"""

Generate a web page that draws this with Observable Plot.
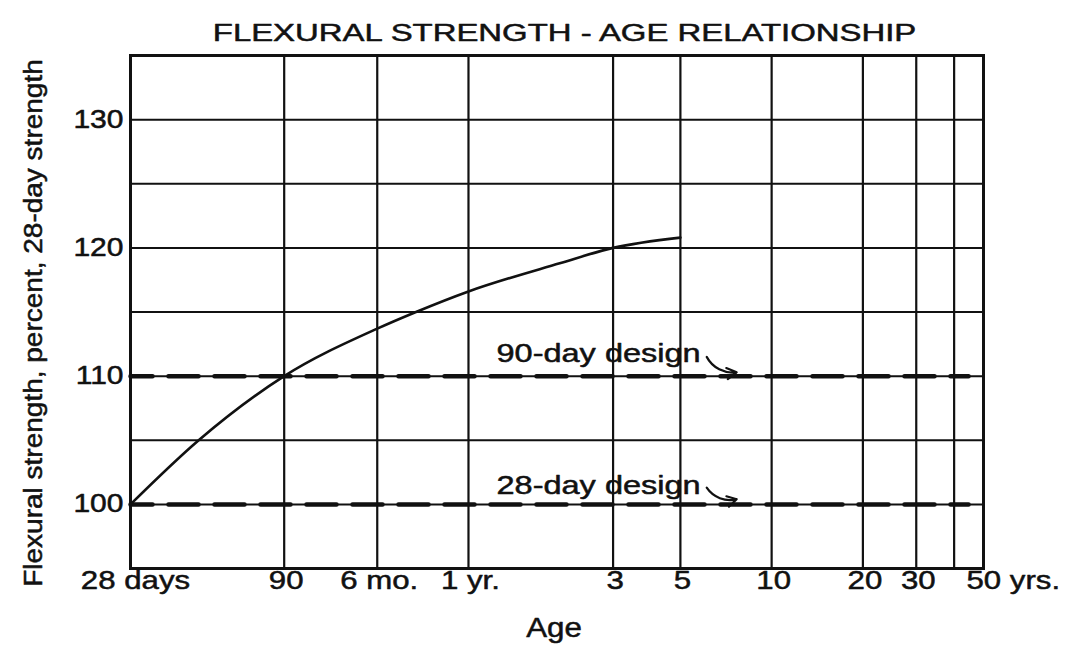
<!DOCTYPE html>
<html>
<head>
<meta charset="utf-8">
<script src="https://cdn.jsdelivr.net/npm/d3@7"></script>
<script src="https://cdn.jsdelivr.net/npm/@observablehq/plot@0.6"></script>
<style>
  html, body { margin: 0; padding: 0; background: #fff; }
  svg { display: block; }
</style>
</head>
<body>
<div id="chart"></div>
<script>
// ---- data ----
const title = "FLEXURAL STRENGTH - AGE RELATIONSHIP";
const yLabel = "Flexural strength, percent, 28-day strength";
const xLabel = "Age";

// age in days (log scale)
const xTickValues = [28, 90, 182.5, 365, 1095, 1826, 3652, 7305, 10957, 18262];
const xTickLabels = ["28 days", "90", "6 mo.", "1 yr.", "3", "5", "10", "20", "30", "50 yrs."];
const xGridValues = [90, 182.5, 365, 1095, 1826, 3652, 7305, 10957, 14610];
const yTickValues = [100, 110, 120, 130];
const yGridValues = [100, 105, 110, 115, 120, 125, 130];

// strength-age curve
const curveAge = [28, 47, 90, 182.5, 245, 365, 730, 1095, 1826];
const curveStrength = [100, 105, 110, 113.7, 115, 116.6, 118.8, 120, 120.8];

// design levels
const designLevels = [110, 100];
const designEnd = 16300;
const designLabels = ["90-day design", "28-day design"];
const labelAge = [2130, 2130];
const labelStrength = [111.7, 101.4];
const arrowFromAge = [2230, 2230];
const arrowToAge = [2800, 2800];
const arrowFromStrength = [111.5, 101.3];
const arrowToStrength = [110.3, 100.4];

// ---- build ----
const curve = curveAge.map((a, i) => ({age: a, s: curveStrength[i]}));
const design = designLevels.flatMap((lv, i) => [{age: 28, s: lv, k: i}, {age: designEnd, s: lv, k: i}]);
const labels = designLabels.map((t, i) => ({t, age: labelAge[i], s: labelStrength[i]}));
const arrows = designLabels.map((t, i) => ({x1: arrowFromAge[i], y1: arrowFromStrength[i], x2: arrowToAge[i], y2: arrowToStrength[i]}));
const n = xTickValues.length;
const xtFirst = [{v: xTickValues[0], t: xTickLabels[0]}];
const xtMid = xTickValues.slice(1, n - 1).map((v, i) => ({v, t: xTickLabels[i + 1]}));
const xtLast = [{v: xTickValues[n - 1], t: xTickLabels[n - 1]}];

const font = "'Liberation Sans', Arial, Helvetica, sans-serif";
const ink = "#111";
const txt = {fill: ink, stroke: ink, strokeWidth: 0.5};

const chart = Plot.plot({
  width: 1069,
  height: 648,
  marginLeft: 130,
  marginRight: 86,
  marginTop: 55,
  marginBottom: 80,
  style: {fontFamily: font, background: "#fff", color: ink},
  x: {type: "log", domain: [28, 18262.5], axis: null},
  y: {domain: [95, 135], axis: null},
  marks: [
    Plot.gridX(xGridValues, {stroke: ink, strokeOpacity: 1, strokeWidth: 2.2}),
    Plot.gridY(yGridValues, {stroke: ink, strokeOpacity: 1, strokeWidth: 2}),
    Plot.frame({stroke: ink, strokeWidth: 3}),
    Plot.line(design, {x: "age", y: "s", z: "k", stroke: ink, strokeWidth: 4.5, strokeDasharray: "30,16", strokeDashoffset: 8}),
    Plot.line(curve, {x: "age", y: "s", curve: "monotone-x", stroke: ink, strokeWidth: 2.6}),
    Plot.text(labels, {x: "age", y: "s", text: "t", textAnchor: "end", fontSize: 25, ...txt}),
    Plot.arrow(arrows, {x1: "x1", y1: "y1", x2: "x2", y2: "y2", bend: -35, stroke: ink, strokeWidth: 2.2, headLength: 9}),
    // x tick labels
    Plot.text(xtFirst, {x: "v", text: "t", frameAnchor: "bottom", dx: 5, dy: 20, fontSize: 26, ...txt}),
    Plot.text(xtMid, {x: "v", text: "t", frameAnchor: "bottom", dx: 2, dy: 20, fontSize: 26, ...txt}),
    Plot.text(xtLast, {x: "v", text: "t", frameAnchor: "bottom", textAnchor: "start", dx: -17, dy: 20, fontSize: 26, ...txt}),
    // y tick labels
    Plot.text(yTickValues, {y: d => d, text: d => String(d), frameAnchor: "left", textAnchor: "end", dx: -7, fontSize: 25, ...txt}),
    // axis labels & title
    Plot.text([xLabel], {text: d => d, frameAnchor: "bottom", dx: -3, dy: 68, fontSize: 27, ...txt}),
    Plot.text([yLabel], {text: d => d, frameAnchor: "left", textAnchor: "middle", rotate: -90, dx: -97, dy: 11, fontSize: 25, ...txt}),
    Plot.text([title], {text: d => d, frameAnchor: "top", dx: 7.5, dy: -32, fontSize: 24, ...txt})
  ]
});
document.getElementById("chart").appendChild(chart);

// widen glyphs to match the reference's extended lettering
function stretchFor(s) {
  if (s === title) return 1.37;
  if (s === yLabel) return 1.12;
  if (s === xLabel) return 1.16;
  if (designLabels.includes(s)) return 1.3;
  return 1.2;
}
d3.select(chart).selectAll("text").each(function () {
  const s = this.textContent;
  const w = this.getComputedTextLength();
  if (w > 0) {
    this.setAttribute("textLength", (w * stretchFor(s)).toFixed(1));
    this.setAttribute("lengthAdjust", "spacingAndGlyphs");
  }
});
</script>
</body>
</html>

"""

With all pictures left out, please transcribe exactly the lines from the start of the material through the line with "1], t: xTickLabels[n".

Generate a web page that draws this with Observable Plot.
<!DOCTYPE html>
<html>
<head>
<meta charset="utf-8">
<script src="https://cdn.jsdelivr.net/npm/d3@7"></script>
<script src="https://cdn.jsdelivr.net/npm/@observablehq/plot@0.6"></script>
<style>
  html, body { margin: 0; padding: 0; background: #fff; }
  svg { display: block; }
</style>
</head>
<body>
<div id="chart"></div>
<script>
// ---- data ----
const title = "FLEXURAL STRENGTH - AGE RELATIONSHIP";
const yLabel = "Flexural strength, percent, 28-day strength";
const xLabel = "Age";

// age in days (log scale)
const xTickValues = [28, 90, 182.5, 365, 1095, 1826, 3652, 7305, 10957, 18262];
const xTickLabels = ["28 days", "90", "6 mo.", "1 yr.", "3", "5", "10", "20", "30", "50 yrs."];
const xGridValues = [90, 182.5, 365, 1095, 1826, 3652, 7305, 10957, 14610];
const yTickValues = [100, 110, 120, 130];
const yGridValues = [100, 105, 110, 115, 120, 125, 130];

// strength-age curve
const curveAge = [28, 47, 90, 182.5, 245, 365, 730, 1095, 1826];
const curveStrength = [100, 105, 110, 113.7, 115, 116.6, 118.8, 120, 120.8];

// design levels
const designLevels = [110, 100];
const designEnd = 16300;
const designLabels = ["90-day design", "28-day design"];
const labelAge = [2130, 2130];
const labelStrength = [111.7, 101.4];
const arrowFromAge = [2230, 2230];
const arrowToAge = [2800, 2800];
const arrowFromStrength = [111.5, 101.3];
const arrowToStrength = [110.3, 100.4];

// ---- build ----
const curve = curveAge.map((a, i) => ({age: a, s: curveStrength[i]}));
const design = designLevels.flatMap((lv, i) => [{age: 28, s: lv, k: i}, {age: designEnd, s: lv, k: i}]);
const labels = designLabels.map((t, i) => ({t, age: labelAge[i], s: labelStrength[i]}));
const arrows = designLabels.map((t, i) => ({x1: arrowFromAge[i], y1: arrowFromStrength[i], x2: arrowToAge[i], y2: arrowToStrength[i]}));
const n = xTickValues.length;
const xtFirst = [{v: xTickValues[0], t: xTickLabels[0]}];
const xtMid = xTickValues.slice(1, n - 1).map((v, i) => ({v, t: xTickLabels[i + 1]}));
const xtLast = [{v: xTickValues[n - 1], t: xTickLabels[n - 1]}];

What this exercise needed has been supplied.